Außerdem: Die meisten politischen Parteien in der Bundesrepublik sind so breit aufgestellt, dass man nicht von Parteizugehörigkeit unmittelbar auf eine Haltung in einer bestimmten juristischen Frage schließen kann. Zudem kann sich jeder auch ausdrücklich mal von seiner Partei distanzieren. Ich (nicht parteigebunden) hielte es im Zweifel für "ungehöriger" eine "Neutralität" vorzugaukeln, wenn diese tatsächlich nicht existiert. (Insofern hielte ich z. B. die nicht transparente Mitgliedschaft in der Lobbygruppe INSM für problematischer.)
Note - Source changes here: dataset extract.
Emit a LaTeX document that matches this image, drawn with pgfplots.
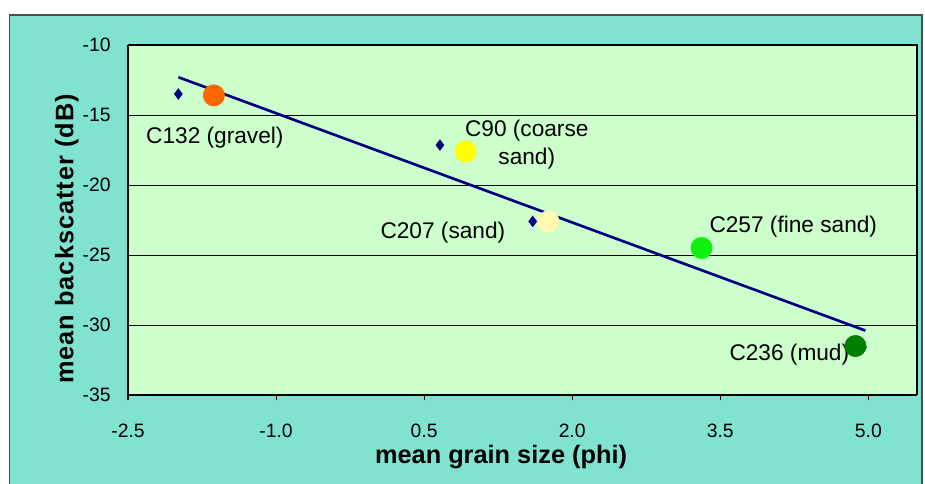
\documentclass[border=0pt]{standalone}
\usepackage{pgfplots}
\pgfplotsset{compat=1.18}
\usepackage{fontspec}
\setmainfont{Liberation Sans}
\definecolor{framebg}{HTML}{80E3D0}
\definecolor{plotbg}{HTML}{CCFFCC}
\definecolor{navy}{HTML}{000080}
\definecolor{gravel}{HTML}{FF6600}
\definecolor{coarse}{HTML}{FFFF00}
\definecolor{sand}{HTML}{FFFAB0}
\definecolor{fine}{HTML}{11F011}
\definecolor{mud}{HTML}{008000}

% one reference pixel = 0.75pt
\begin{document}
\begin{tikzpicture}[x=1pt,y=1pt]
\clip (-96,-66.75) rectangle (597.75,296.25);
\fill[white] (-96,-66.75) rectangle (597.75,296.25);
\filldraw[fill=framebg, draw=gray!60!black, line width=0.8pt] (-89,-80) rectangle (595.5,285);
\begin{axis}[
    at={(0,0)}, anchor=south west,
    scale only axis,
    width=591.5pt, height=262.5pt,
    xmin=-2.5, xmax=5.49,
    ymin=-35, ymax=-10,
    xtick={-2.5,-1,0.5,2,3.5,5},
    ytick={-35,-30,-25,-20,-15,-10},
    xticklabel style={yshift=-14pt, /pgf/number format/.cd, fixed, fixed zerofill, precision=1},
    /pgf/number format/assume math mode=true,
    ticklabel style={font=\fontsize{14.5}{16}\selectfont},
    tick align=outside,
    major tick length=4pt,
    ytick style={draw=none},
    xtick style={black, line width=0.8pt},
    axis x line*=bottom,
    axis y line*=left,
    axis line style={black, line width=1.5pt, -},
    ymajorgrids,
    grid style={black, line width=0.6pt},
    axis background/.style={fill=plotbg},
    clip=false,
    xlabel={mean grain size (phi)},
    ylabel={mean backscatter (dB)},
    xlabel style={font=\bfseries\fontsize{19}{21}\selectfont, at={(axis description cs:0.473,-0.177)}, anchor=center},
    ylabel style={font=\bfseries\fontsize{19}{21}\selectfont\addfontfeature{LetterSpace=4}, at={(axis description cs:-0.0775,0.446)}, anchor=center},
    yticklabel style={xshift=-5.5pt},
]
% right and top frame of plot area
\draw[black, line width=1.5pt] (rel axis cs:0,1) -- (rel axis cs:1,1) -- (rel axis cs:1,0);
% linear trend
\addplot[navy, line width=2pt] coordinates {(-1.99,-12.3) (4.97,-30.4)};
% measured points
\addplot[only marks, mark=diamond*, mark size=4pt, navy] coordinates {
    (-1.99,-13.5) (0.66,-17.15) (1.60,-22.6) (3.31,-24.5) (4.94,-31.6)
};
% sample classes
\addplot[only marks, mark=*, mark size=8pt, mark options={draw=gravel, fill=gravel}] coordinates {(-1.63,-13.6)};
\addplot[only marks, mark=*, mark size=8pt, mark options={draw=coarse, fill=coarse}] coordinates {(0.92,-17.6)};
\addplot[only marks, mark=*, mark size=8pt, mark options={draw=sand, fill=sand}] coordinates {(1.76,-22.6)};
\addplot[only marks, mark=*, mark size=8pt, mark options={draw=fine, fill=fine}] coordinates {(3.31,-24.5)};
\addplot[only marks, mark=*, mark size=8pt, mark options={draw=mud, fill=mud}] coordinates {(4.87,-31.5)};
\begin{scope}[font=\fontsize{17}{21}\selectfont]
\node at (axis cs:-1.62,-16.6) {C132 (gravel)};
\node[align=center] at (axis cs:1.54,-17.1) {C90 (coarse\\sand)};
\node at (axis cs:0.69,-23.4) {C207 (sand)};
\node at (axis cs:4.24,-23.0) {C257 (fine sand)};
\node at (axis cs:4.20,-32.1) {C236 (mud)};
\end{scope}
\end{axis}
\end{tikzpicture}
\end{document}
Der Vorteil daran, nicht Parteimitglied zu sein, ist, dass man nicht gleich mit jeder Stellungnahme dieser Partei identifiziert wird und argumentieren kann, ohne für die Zuhörer schon in einer bestimmten Schublade zu stecken.

Beste Grüße

Henning Ernst Müller

Evtl. war meine Äußerung oben mißverständlich. Natürlich ist Hochschullehrern unbenommen, einer Partei beizutreten. Das ist die individuelle Entscheidung jedes einzelnen, die es zu respektieren und evtl. sogar zu unterstützen gilt. Nur ist dieser private Akt m.E. strikt zu trennen von den Äußerungen im Hörsaal und in der Öffentlichkeit. Parteipolitik gehört nicht in den Hörsaal. Mir persönlich ist die Gefahr zu hoch, selbst einer solchen Trennung von Privat und Öffentlichkeit mit einer Partei identifiziert zu werden. Deshalb bin ich keiner Partei beigetreten.

@Muschel
Was ist an diesem Beitrag bitte politisch?

Endlich mal ein wirklich kluger Beitrag, der alle Seiten anspricht.

Vielen Dank Herr Prof. Dr. Thomas Hoeren.